A Primeira Turma do Supremo Tribunal Federal (STF) se prepara para enfrentar uma das etapas mais delicadas da investigação sobre a tentativa de golpe de Estado atribuída ao ex-presidente Jair Bolsonaro e aliados. Entre os alvos da Procuradoria-Geral da República (PGR), estão o deputado Eduardo Bolsonaro (PL-SP) e o influenciador Paulo Figueiredo, acusados de articular manobras para pressionar o Judiciário e interferir diretamente no julgamento do ex-presidente. A expectativa é que os ministros aceitem a denúncia e transformem Eduardo em réu, mas obstáculos processuais e o acúmulo de casos semelhantes devem adiar essa decisão para além de 2025.
Segundo a PGR, Eduardo teria buscado apoio no governo do republicano Donald Trump, nos Estados Unidos, para tentar suspender sanções e tarifas contra o Brasil.
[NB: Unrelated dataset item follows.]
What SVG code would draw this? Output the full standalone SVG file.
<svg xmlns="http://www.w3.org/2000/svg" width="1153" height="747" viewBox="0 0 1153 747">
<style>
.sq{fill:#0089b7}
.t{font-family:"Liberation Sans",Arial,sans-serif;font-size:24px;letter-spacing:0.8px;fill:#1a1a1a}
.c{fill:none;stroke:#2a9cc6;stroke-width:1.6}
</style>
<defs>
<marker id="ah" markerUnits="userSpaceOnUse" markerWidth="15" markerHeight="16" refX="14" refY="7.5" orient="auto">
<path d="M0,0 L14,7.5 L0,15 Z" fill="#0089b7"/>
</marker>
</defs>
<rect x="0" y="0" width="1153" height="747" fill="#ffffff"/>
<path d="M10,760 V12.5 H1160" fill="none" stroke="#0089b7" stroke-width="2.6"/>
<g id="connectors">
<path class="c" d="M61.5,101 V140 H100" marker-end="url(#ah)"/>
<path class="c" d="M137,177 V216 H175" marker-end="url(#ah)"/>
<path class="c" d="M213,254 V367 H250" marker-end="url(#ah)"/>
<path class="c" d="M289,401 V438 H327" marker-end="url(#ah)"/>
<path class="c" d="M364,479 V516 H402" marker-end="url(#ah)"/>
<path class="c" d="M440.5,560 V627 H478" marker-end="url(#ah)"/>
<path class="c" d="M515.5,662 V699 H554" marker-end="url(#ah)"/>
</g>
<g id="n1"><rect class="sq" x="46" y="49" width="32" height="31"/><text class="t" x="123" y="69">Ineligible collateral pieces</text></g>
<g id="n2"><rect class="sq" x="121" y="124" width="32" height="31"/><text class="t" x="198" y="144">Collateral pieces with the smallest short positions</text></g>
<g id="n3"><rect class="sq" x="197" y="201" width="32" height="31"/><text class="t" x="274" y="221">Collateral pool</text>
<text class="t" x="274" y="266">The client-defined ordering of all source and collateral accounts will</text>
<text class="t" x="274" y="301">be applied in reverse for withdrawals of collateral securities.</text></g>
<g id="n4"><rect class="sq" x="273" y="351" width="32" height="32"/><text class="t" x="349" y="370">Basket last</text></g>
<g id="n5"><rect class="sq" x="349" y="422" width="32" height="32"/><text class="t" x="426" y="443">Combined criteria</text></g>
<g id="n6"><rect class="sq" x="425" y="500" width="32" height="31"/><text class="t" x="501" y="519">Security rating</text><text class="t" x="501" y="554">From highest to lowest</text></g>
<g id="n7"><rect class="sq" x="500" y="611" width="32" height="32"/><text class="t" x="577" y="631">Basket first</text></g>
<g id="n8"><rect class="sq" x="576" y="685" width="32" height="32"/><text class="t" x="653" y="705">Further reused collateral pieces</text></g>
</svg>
A iniciativa, de acordo com a acusação, tinha como objetivo retaliar autoridades brasileiras do Judiciário, em especial ministros do STF, responsáveis pela análise do papel de Bolsonaro na tentativa de ruptura institucional. Esse movimento, classificado como grave por procuradores, se insere em um contexto mais amplo de tentativas de minar a confiança nas instituições democráticas e ampliar a pressão internacional sobre o Brasil.
O processo, no entanto, não deve avançar no ritmo inicialmente esperado pelos ministros da Corte. Fontes próximas ao tribunal indicam que a prioridade será concluir o julgamento dos quatro outros núcleos da chamada “trama golpista”, cujas investigações já estão em andamento. Somente após essa etapa será possível analisar de forma aprofundada a denúncia contra Eduardo Bolsonaro. A fila de processos, aliada à complexidade do caso, torna praticamente inviável qualquer decisão definitiva ainda em 2025, contrariando a intenção inicial de dar celeridade às apurações.
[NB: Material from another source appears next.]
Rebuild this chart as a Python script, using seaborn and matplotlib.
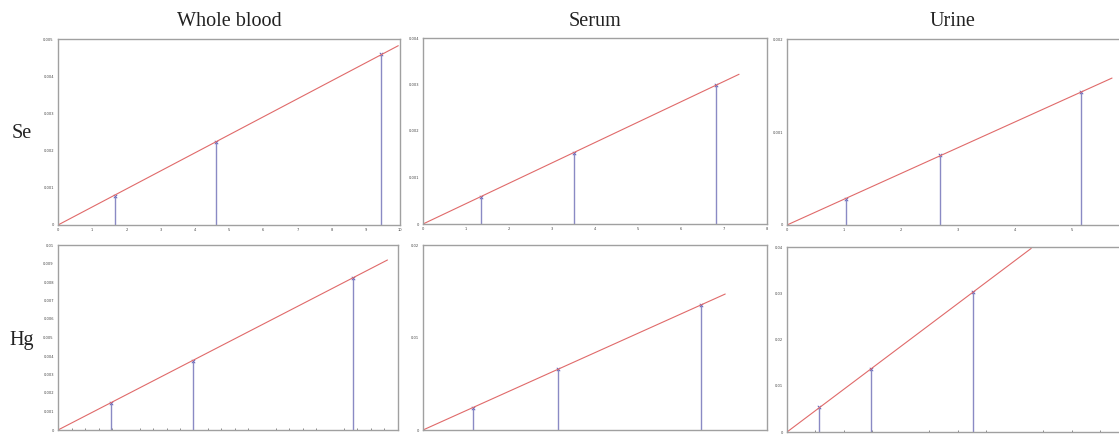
import numpy as np
import pandas as pd
import matplotlib
matplotlib.use("Agg")
import matplotlib.pyplot as plt
from matplotlib.ticker import MultipleLocator, FuncFormatter
import seaborn as sns

# ---- datos ----
columnas = ["Whole blood", "Serum", "Urine"]
filas = ["Se", "Hg"]

se_wb_x = [1.66, 4.61, 9.44]
se_wb_y = [0.00078, 0.00224, 0.0046]
se_wb_fin = [9.95, 0.00482]

se_serum_x = [1.345, 3.52, 6.81]
se_serum_y = [0.00059, 0.00153, 0.00298]
se_serum_fin = [7.35, 0.00322]

se_urine_x = [1.03, 2.69, 5.17]
se_urine_y = [0.00028, 0.00075, 0.00143]
se_urine_fin = [5.71, 0.00158]

hg_wb_x = [1.57, 3.97, 8.68]
hg_wb_y = [0.00144, 0.00375, 0.00823]
hg_wb_fin = [9.69, 0.00919]

hg_serum_x = [1.01, 2.74, 5.65]
hg_serum_y = [0.0024, 0.0066, 0.0135]
hg_serum_fin = [6.15, 0.0147]

hg_urine_x = [0.57, 1.48, 3.27]
hg_urine_y = [0.0053, 0.0137, 0.0303]
hg_urine_fin = [4.29, 0.0397]

W, H = 1119, 434

def caja(x0, x1, y0, y1):
    return [x0 / W, 1 - y1 / H, (x1 - x0) / W, (y1 - y0) / H]

def formato_corto(v, pos):
    if abs(v) < 1e-12:
        return "0"
    return "%g" % float("%.6g" % v)

paneles = [
    # x, y, fin de recta, caja px, xlim, ylim, paso y, paso x, menor x, etiquetas x
    (se_wb_x, se_wb_y, se_wb_fin, (58, 400, 39, 225), (0, 10), (0, 0.005), 0.001, 1, None, True),
    (se_serum_x, se_serum_y, se_serum_fin, (423, 767, 38, 224), (0, 8), (0, 0.004), 0.001, 1, None, True),
    (se_urine_x, se_urine_y, se_urine_fin, (787, 1120, 39, 225), (0, 5.85), (0, 0.002), 0.001, 1, None, True),
    (hg_wb_x, hg_wb_y, hg_wb_fin, (58, 398, 245, 430), (0, 10), (0, 0.01), 0.001, 2, 0.4, False),
    (hg_serum_x, hg_serum_y, hg_serum_fin, (423, 767, 245, 430), (0, 7), (0, 0.02), 0.01, 1, None, False),
    (hg_urine_x, hg_urine_y, hg_urine_fin, (787, 1120, 247, 432), (0, 5.85), (0, 0.04), 0.01, 2, 0.5, False),
]

sns.set_theme(style="white")
plt.rcParams['font.family'] = ['DejaVu Sans']

fig = plt.figure(figsize=(W / 100, H / 100), dpi=100)

for xs, ys, fin, px, xlim, ylim, ypaso, xpaso, xmenor, etiquetas_x in paneles:
    ax = fig.add_axes(caja(*px))
    df = pd.DataFrame({"conc": xs, "senal": ys})
    linea = pd.DataFrame({"conc": [0, fin[0]], "senal": [0, fin[1]]})

    ax.vlines(df["conc"], 0, df["senal"], color="#8a8ac4", lw=1.0)
    sns.lineplot(data=linea, x="conc", y="senal", ax=ax, color="#e06a6a", lw=0.8)
    sns.scatterplot(data=df, x="conc", y="senal", ax=ax, marker="x", s=6,
                    color="#5050b0", linewidth=0.6)

    ax.set_xlim(*xlim)
    ax.set_ylim(*ylim)
    ax.set_xlabel("")
    ax.set_ylabel("")
    ax.yaxis.set_major_locator(MultipleLocator(ypaso))
    ax.yaxis.set_major_formatter(FuncFormatter(formato_corto))
    ax.xaxis.set_major_locator(MultipleLocator(xpaso))
    ax.xaxis.set_major_formatter(FuncFormatter(formato_corto))
    if xmenor:
        ax.xaxis.set_minor_locator(MultipleLocator(xmenor))
    ax.tick_params(axis="x", which="both", direction="in", length=2, width=0.6,
                   colors="#777777", labelsize=2.6, pad=2, labelbottom=etiquetas_x)
    ax.tick_params(axis="x", which="minor", length=1.2, bottom=True)
    ax.tick_params(axis="y", direction="out", length=2, width=0.6,
                   colors="#777777", labelsize=2.6, pad=1)
    ax.tick_params(axis="both", labelcolor="#444444")
    for s in ax.spines.values():
        s.set_color("#a0a0a0")
        s.set_linewidth(1.0)

# ---- titulos ----
serif = ['Liberation Serif', 'DejaVu Serif']
fig.text(229 / W, 1 - 22 / H, columnas[0], ha="center", va="center", fontsize=14.5, family=serif, color="#222222")
fig.text(595 / W, 1 - 22 / H, columnas[1], ha="center", va="center", fontsize=14.5, family=serif, color="#222222")
fig.text(953 / W, 1 - 22 / H, columnas[2], ha="center", va="center", fontsize=14.5, family=serif, color="#222222")
fig.text(22 / W, 1 - 134 / H, filas[0], ha="center", va="center", fontsize=14.5, family=serif, color="#222222")
fig.text(22 / W, 1 - 340 / H, filas[1], ha="center", va="center", fontsize=14.5, family=serif, color="#222222")

fig.savefig("out.png", dpi=100)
Outro elemento que pode atrasar o julgamento é o fato de a denúncia envolver também Paulo Figueiredo, influenciador digital e neto do ex-presidente João Figueiredo. Diferentemente de Eduardo, Figueiredo não tem domicílio no Brasil, o que gera dificuldades adicionais para sua citação formal. Na última terça-feira (23), o ministro Alexandre de Moraes concedeu prazo de 15 dias para que ambos apresentassem defesa. No entanto, a ausência de endereço fixo do influenciador em território nacional abre uma série de desafios jurídicos para a tramitação do processo.
Juristas consultados pelo blog apontam, contudo, que a situação de Figueiredo não impede que ele responda pelas acusações. “Ele é brasileiro, nacional do Brasil, e supostamente cometeu um crime que teve efeitos diretos sobre o país. Portanto, está sujeito à lei penal brasileira”, afirmou o professor Gustavo Sampaio. Os especialistas explicam que existem diferentes caminhos para a notificação, incluindo a utilização de endereços de familiares, a expedição de carta rogatória ao Departamento de Justiça dos Estados Unidos ou, em último caso, a citação por edital em veículos de imprensa brasileiros acessíveis no exterior.
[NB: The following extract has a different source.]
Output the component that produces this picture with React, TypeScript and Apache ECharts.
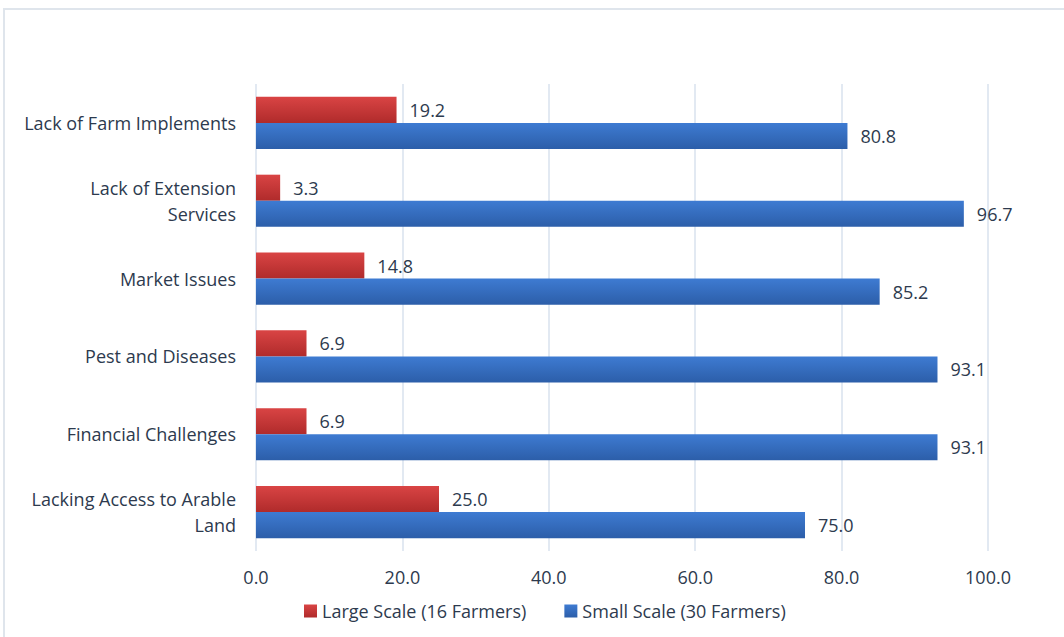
import React, { useEffect, useRef } from "react";
import * as echarts from "echarts";

const categories = [
  "Lack of Farm Implements",
  "Lack of Extension\nServices",
  "Market Issues",
  "Pest and Diseases",
  "Financial Challenges",
  "Lacking Access to Arable\nLand",
];
const largeScale = [19.2, 3.3, 14.8, 6.9, 6.9, 25.0];
const smallScale = [80.8, 96.7, 85.2, 93.1, 93.1, 75.0];
const seriesNames = ["Large Scale (16 Farmers)", "Small Scale (30 Farmers)"];

const FONT = "Open Sans";
const TEXT = "#2d3a4e";

export default function App() {
  const ref = useRef<HTMLDivElement>(null);
  useEffect(() => {
    document.body.style.margin = "0";
    const chart = echarts.init(ref.current!, null, { renderer: "svg" });
    const red = new echarts.graphic.LinearGradient(0, 0, 0, 1, [
      { offset: 0, color: "#d94444" },
      { offset: 1, color: "#b02b2b" },
    ]);
    const blue = new echarts.graphic.LinearGradient(0, 0, 0, 1, [
      { offset: 0, color: "#3e7bd2" },
      { offset: 1, color: "#2c5ea9" },
    ]);
    const valueLabel = {
      show: true,
      position: "right",
      distance: 13,
      formatter: (p: any) => p.value.toFixed(1),
      fontSize: 18,
      color: TEXT,
      fontFamily: FONT,
    };
    chart.setOption({
      animation: false,
      backgroundColor: "#ffffff",
      textStyle: { fontFamily: FONT },
      graphic: [
        {
          type: "rect",
          shape: { x: 4, y: 9, width: 1070, height: 640 },
          style: { fill: "none", stroke: "#dfe5ec", lineWidth: 2 },
          silent: true,
        },
      ],
      grid: { left: 256, right: 76, top: 84, bottom: 86 },
      legend: {
        top: 597,
        left: 299,
        icon: "rect",
        itemWidth: 13,
        itemHeight: 13,
        itemGap: 38,
        textStyle: { fontSize: 18, color: TEXT, fontFamily: FONT },
        data: seriesNames,
      },
      xAxis: {
        type: "value",
        min: 0,
        max: 100,
        interval: 20,
        axisLabel: {
          formatter: (v: number) => v.toFixed(1),
          fontSize: 18,
          color: TEXT,
          margin: 17,
          fontFamily: FONT,
        },
        axisLine: { show: false },
        axisTick: { show: false },
        splitLine: { lineStyle: { color: "#d8e2ee", width: 1.5 } },
      },
      yAxis: {
        type: "category",
        inverse: true,
        data: categories,
        axisLabel: {
          fontSize: 18,
          color: TEXT,
          margin: 20,
          lineHeight: 26,
          align: "right",
          fontFamily: FONT,
        },
        axisLine: { show: false },
        axisTick: { show: false },
      },
      series: [
        {
          name: seriesNames[0],
          type: "bar",
          data: largeScale,
          barGap: "0%",
          barCategoryGap: "33%",
          itemStyle: { color: red },
          label: valueLabel,
        },
        {
          name: seriesNames[1],
          type: "bar",
          data: smallScale,
          barGap: "0%",
          barCategoryGap: "33%",
          itemStyle: { color: blue },
          label: valueLabel,
        },
      ],
    });
    return () => chart.dispose();
  }, []);
  return <div ref={ref} style={{ width: 1064, height: 637 }} />;
}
O professor Thiago Bottino detalha que a cooperação jurídica internacional costuma ser o instrumento mais eficiente nesses casos. “O Ministério da Justiça, por meio do Departamento de Recuperação de Ativos e Cooperação Jurídica Internacional, encaminha a solicitação diretamente às autoridades americanas. Assim, a notificação realizada no exterior tem plena validade no Brasil”, explica. Já Eloísa Machado, também ouvida pela reportagem, lembra que, em hipóteses excepcionais, a citação por edital é considerada válida, ainda que represente um recurso extremo diante da ausência do réu em território nacional.
Enquanto a defesa dos acusados prepara sua estratégia, o ambiente político se mantém em alerta. A eventual transformação de Eduardo Bolsonaro em réu representa um novo capítulo da crise institucional que se arrasta desde a tentativa de golpe de 8 de janeiro de 2023, ampliando as tensões entre o bolsonarismo e o STF. O caso, que envolve também articulações internacionais, é visto como emblemático para medir até que ponto a Justiça brasileira conseguirá impor limites às tentativas de corrosão do Estado democrático de direito. Resta saber se a Corte conseguirá avançar sobre esses impasses processuais sem perder de vista a necessidade de respostas rápidas a um dos episódios mais graves da história recente do país.